I am constantly being pushed outside my comfort zone (no joke, this blog post was one of those pushes) and know that I will continue to be as every day will bring new challenges.
I’ve had to learn how to balance my time in new ways I never had to before, and I am a pretty stringent Franklin Covey-style planning type of person (seriously, I carry my planner almost everywhere.) But new role, new mom – this was a curveball even for me. I now have set hours when I have to handle my ‘motherhood business’ and set hours when I need to get home to switch into mommy mode. When you feel like you could work 24/7 and still not accomplish all you want to, additional time constraints complicate it all a little bit more.
Confusing
In a nutshell, Wil is my ‘boss’ (we actually kind of hate that word around here) when he has his CEO/founder hat on and I am his boss when he has his SEO hat on. You try telling the founder of the company he can’t have budget for something, or he needs to get approval first! Luckily, Wil is actually happy about that, but it still will take some getting used to.
This is also a brand new role at SEER. For a long time, Wil has been wearing the hat of CEO/founder/president/CFO/SEO director and many, many more. There hasn’t been someone else who has paved the path for me that hasn’t also been the founder, which brings a very different take on each situation. Navigating the roles between CEO/founder and President is something we’ll continue to work until we find that sweet spot and balance.
Thankful
...That Wil has so graciously given me the bandwidth to figure things out and put on his CEO hat when I need him to and his SEO hat when I need him to. It’s made the entire transition 1 million times less stressful than it could have been.
Also that the team, especially those members that I work closely with now that I didn’t before, has embraced me in my new role and every day whether they realize it or not, help me to become better and better.
Stressful
The pressure of helping to guide such a fast growing, fast-paced company can be overwhelming. There is so much to keep up with, so much to understand. Figuring out how to balance it all is a constant battle.
Nerve-wracking
What will they think? Will they trust in my direction? Am I living up to expectations? Am I communicating well? Did I make the right decision? Crap, did I give the best advice? And the list goes on. While I feel like I am generally a pretty confident person, I’d say that overall I am fairly shy, quiet, and reserved. So, while I’ve worked closely with the leadership team and with our PPC team as the director for the past few years, there are probably 30+ team members I haven’t had a chance to work closely with. So I am pushing myself to work hard each day to get to know everyone and earn their trust.
Rewarding
It’s been so incredibly rewarding when I get to work with our team and see the amazing things they are doing. The passion and dedication they display day in and day out helps to push me through the tough days, and I want to be my best each day. For them.

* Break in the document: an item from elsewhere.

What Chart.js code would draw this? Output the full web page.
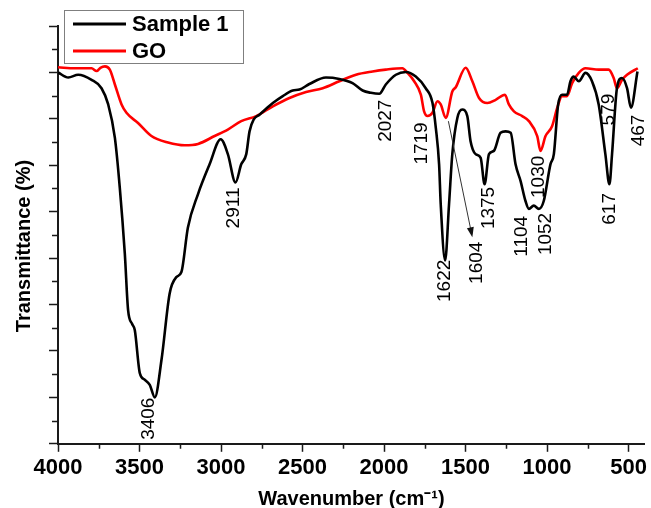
<!DOCTYPE html>
<html>
<head>
<meta charset="utf-8">
<title>FTIR spectra</title>
<script src="https://cdn.jsdelivr.net/npm/chart.js@4.4.1/dist/chart.umd.min.js"></script>
<style>
  html, body { margin: 0; padding: 0; background: #fff; }
  canvas { display: block; }
</style>
</head>
<body>
<canvas id="ftirChart" width="651" height="508"></canvas>
<script>
// wavenumber (cm-1) and transmittance
const sampleWavenumbers = [4000, 3937, 3876, 3794, 3733, 3692, 3651, 3621, 3590, 3570, 3545, 3529, 3498, 3468, 3437, 3406,
  3365, 3315, 3274, 3243, 3203, 3141, 3070, 3002, 2958, 2911, 2876, 2845, 2825, 2799, 2764, 2682, 2621, 2560, 2519,
  2458, 2356, 2274, 2193, 2131, 2080, 2029, 1989, 1927, 1866, 1805, 1744, 1703, 1682, 1662, 1652, 1625, 1601, 1581,
  1550, 1520, 1489, 1469, 1438, 1407, 1383, 1356, 1326, 1285, 1254, 1223, 1193, 1162, 1132, 1111, 1081, 1050, 1020,
  979, 958, 932, 908, 877, 856, 836, 805, 764, 724, 683, 642, 617, 601, 571, 540, 509, 485, 445];
const sampleValues = [80, 78.9, 79.5, 78.4, 76.6, 73.1, 65.9, 55.2, 40.9, 28.8, 25.8, 24.5, 15.2, 13.8, 12.7, 10.0,
  18.1, 32.4, 35.9, 37, 46.6, 53.8, 60.2, 65.6, 62.4, 56.3, 60.2, 62.4, 67.3, 69.9, 70.9, 73.4, 74.9, 76.1, 76.3,
  77.5, 78.9, 78.6, 77.7, 76.1, 75.6, 75.4, 77.4, 79.5, 80.1, 79.1, 76.6, 73.5, 68, 60.2, 51.6, 39.5, 51.6, 62.4,
  70.2, 72, 70.6, 65.2, 62.4, 61.6, 55.9, 62.4, 63.1, 67, 67.3, 67, 60.2, 56.6, 52.3, 50.6, 51.3, 50.6, 52.3,
  60.2, 62.4, 73, 75.2, 75.2, 78.1, 79.1, 78.1, 79.9, 78.1, 73.1, 62.4, 55.9, 62.4, 76.6, 78.8, 76.6, 72.4, 80.2];

const goWavenumbers = [4000, 3896, 3794, 3763, 3740, 3712, 3682, 3651, 3610, 3580, 3509, 3427, 3325, 3223, 3141, 3039,
  2958, 2876, 2784, 2682, 2580, 2478, 2376, 2274, 2172, 2070, 1989, 1887, 1856, 1815, 1774, 1754, 1733, 1703, 1672,
  1652, 1621, 1581, 1560, 1499, 1458, 1417, 1366, 1315, 1258, 1234, 1203, 1152, 1111, 1060, 1040, 1009, 969, 937,
  908, 877, 846, 805, 764, 683, 622, 591, 571, 540, 509, 443];
const goValues = [81.1, 80.9, 80.9, 80.3, 81.0, 81.3, 80.6, 77.4, 73.1, 71.3, 69.1, 66.3, 64.9, 64.3, 64.6, 66.3,
  67.7, 69.5, 70.6, 72.7, 74.5, 75.8, 76.6, 78.1, 79.5, 80.2, 80.6, 80.9, 79.9, 78.1, 75.2, 71.6, 70.6, 71.3, 73.8,
  73.1, 70.2, 75.9, 76.8, 81.0, 78.1, 74.5, 73.4, 74.1, 75.2, 73.1, 71.6, 70.6, 69.5, 66.3, 63.1, 66.3, 68.4, 72.4,
  74.9, 74.9, 77.7, 79.9, 80.9, 80.6, 80.6, 78.8, 76.6, 78.4, 79.5, 80.9];

const xMajorTicks = [4000, 3500, 3000, 2500, 2000, 1500, 1000, 500];
const xMinorTicks = [3750, 3250, 2750, 2250, 1750, 1250, 750];
const yMajorTicks = [0, 10, 20, 30, 40, 50, 60, 70, 80, 90];
const yMinorTicks = [5, 15, 25, 35, 45, 55, 65, 75, 85];

// peak labels: text, anchor wavenumber, anchor transmittance
const peakTexts = ['3406', '2911', '2027', '1719', '1622', '1604', '1375', '1104', '1052', '1030', '617', '579', '467'];
const peakAnchorX = [3443, 2923, 1990, 1766, 1625, 1430, 1356, 1157, 1010, 1053, 613, 622, 438];
const peakAnchorY = [5.4, 50.8, 69.6, 64.7, 35.1, 39.0, 50.8, 44.7, 45.2, 57.5, 50.6, 72.0, 67.5];
// arrow from the GO 1604 dip down to its label
const arrowFrom = [1605, 69.5];
const arrowTo = [1458, 44.5];

const FONT = '"Liberation Sans", Arial, sans-serif';
const AXIS_COLOR = '#1a1a1a';

const toPoints = (xs, ys) => xs.map((x, i) => ({ x: x, y: ys[i] }));

/*** extras: minor ticks, peak labels, arrow, boxed legend ***/
const extrasPlugin = {
  id: 'ftirExtras',
  afterDraw(chart) {
    const { ctx, scales: { x, y }, chartArea } = chart;
    ctx.save();

    // minor ticks
    ctx.strokeStyle = AXIS_COLOR;
    ctx.lineWidth = 1.5;
    ctx.beginPath();
    xMinorTicks.forEach(v => {
      const px = Math.round(x.getPixelForValue(v)) + 0.5;
      ctx.moveTo(px, chartArea.bottom);
      ctx.lineTo(px, chartArea.bottom + 5);
    });
    yMinorTicks.forEach(v => {
      const py = Math.round(y.getPixelForValue(v)) + 0.5;
      ctx.moveTo(chartArea.left, py);
      ctx.lineTo(chartArea.left - 6, py);
    });
    ctx.stroke();

    // peak labels
    ctx.fillStyle = '#000';
    ctx.font = '19px ' + FONT;
    ctx.textAlign = 'center';
    ctx.textBaseline = 'middle';
    peakTexts.forEach((t, i) => {
      ctx.save();
      ctx.translate(x.getPixelForValue(peakAnchorX[i]), y.getPixelForValue(peakAnchorY[i]));
      ctx.rotate(-Math.PI / 2);
      ctx.fillText(t, 0, 0);
      ctx.restore();
    });

    // arrow
    const ax1 = x.getPixelForValue(arrowFrom[0]), ay1 = y.getPixelForValue(arrowFrom[1]);
    const ax2 = x.getPixelForValue(arrowTo[0]), ay2 = y.getPixelForValue(arrowTo[1]);
    const ang = Math.atan2(ay2 - ay1, ax2 - ax1);
    ctx.strokeStyle = '#333';
    ctx.fillStyle = '#111';
    ctx.lineWidth = 1;
    ctx.beginPath();
    ctx.moveTo(ax1, ay1);
    ctx.lineTo(ax2 - 8 * Math.cos(ang), ay2 - 8 * Math.sin(ang));
    ctx.stroke();
    ctx.beginPath();
    ctx.moveTo(ax2, ay2);
    ctx.lineTo(ax2 - 10 * Math.cos(ang) + 3.5 * Math.sin(ang), ay2 - 10 * Math.sin(ang) - 3.5 * Math.cos(ang));
    ctx.lineTo(ax2 - 10 * Math.cos(ang) - 3.5 * Math.sin(ang), ay2 - 10 * Math.sin(ang) + 3.5 * Math.cos(ang));
    ctx.closePath();
    ctx.fill();

    // legend box
    ctx.fillStyle = '#fff';
    ctx.fillRect(64.5, 10.5, 179, 53);
    ctx.strokeStyle = '#7f7f7f';
    ctx.lineWidth = 1;
    ctx.strokeRect(64.5, 10.5, 179, 53);
    ctx.font = 'bold 22px ' + FONT;
    ctx.textAlign = 'left';
    ctx.textBaseline = 'middle';
    chart.data.datasets.forEach((ds, i) => {
      const ly = 24 + i * 27;
      ctx.strokeStyle = ds.borderColor;
      ctx.lineWidth = 3;
      ctx.beginPath();
      ctx.moveTo(73, ly);
      ctx.lineTo(126, ly);
      ctx.stroke();
      ctx.fillStyle = '#000';
      ctx.fillText(ds.label, 132, ly + 1);
    });

    ctx.restore();
  }
};

new Chart(document.getElementById('ftirChart').getContext('2d'), {
  type: 'line',
  data: {
    datasets: [
      { label: 'Sample 1', data: toPoints(sampleWavenumbers, sampleValues), borderColor: '#000000',
        borderWidth: 2.6, pointRadius: 0, cubicInterpolationMode: 'monotone', fill: false },
      { label: 'GO', data: toPoints(goWavenumbers, goValues), borderColor: '#ff0000',
        borderWidth: 2.6, pointRadius: 0, cubicInterpolationMode: 'monotone', fill: false }
    ]
  },
  options: {
    responsive: false,
    animation: false,
    events: [],
    layout: { padding: { top: 26, right: 5, left: 0, bottom: 0 } },
    plugins: { legend: { display: false }, tooltip: { enabled: false } },
    scales: {
      x: {
        type: 'linear',
        reverse: true,
        min: 400,
        max: 4000,
        afterBuildTicks: s => { s.ticks = xMajorTicks.map(v => ({ value: v })); },
        ticks: {
          autoSkip: false, maxRotation: 0, padding: 4, color: '#000',
          font: { family: FONT, size: 22, weight: 'bold', lineHeight: 1.1 },
          callback: v => String(v)
        },
        grid: { drawOnChartArea: false, tickLength: 8, tickColor: AXIS_COLOR, tickWidth: 1.5 },
        border: { color: AXIS_COLOR, width: 2 },
        title: {
          display: true, text: 'Wavenumber (cm⁻¹)', color: '#000',
          font: { family: FONT, size: 20, weight: 'bold', lineHeight: 1.2 },
          padding: { top: 3, bottom: -3 }
        }
      },
      y: {
        min: 0,
        max: 90,
        afterBuildTicks: s => { s.ticks = yMajorTicks.map(v => ({ value: v })); },
        ticks: { display: false },
        grid: { drawOnChartArea: false, tickLength: 9, tickColor: AXIS_COLOR, tickWidth: 1.5 },
        border: { color: AXIS_COLOR, width: 2 },
        title: {
          display: true, text: 'Transmittance (%)\u00a0\u00a0\u00a0\u00a0', color: '#000',
          font: { family: FONT, size: 20, weight: 'bold', lineHeight: 1.2 },
          padding: { top: 12, bottom: 13 }
        }
      }
    }
  },
  plugins: [extrasPlugin]
});
</script>
</body>
</html>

I could go on and on as I am fairly certain I’ve experienced every emotion out there these past 4 months, but my time is up. I had 1.5 hours to write this, and while to some that may seem like a lot of time, getting a post out is always a struggle for me… so thanks for the push, Wil!
All in all...
The past few months have been quite interesting, and I can’t tell you how excited I am for the struggles, challenges, and celebrations that lie ahead!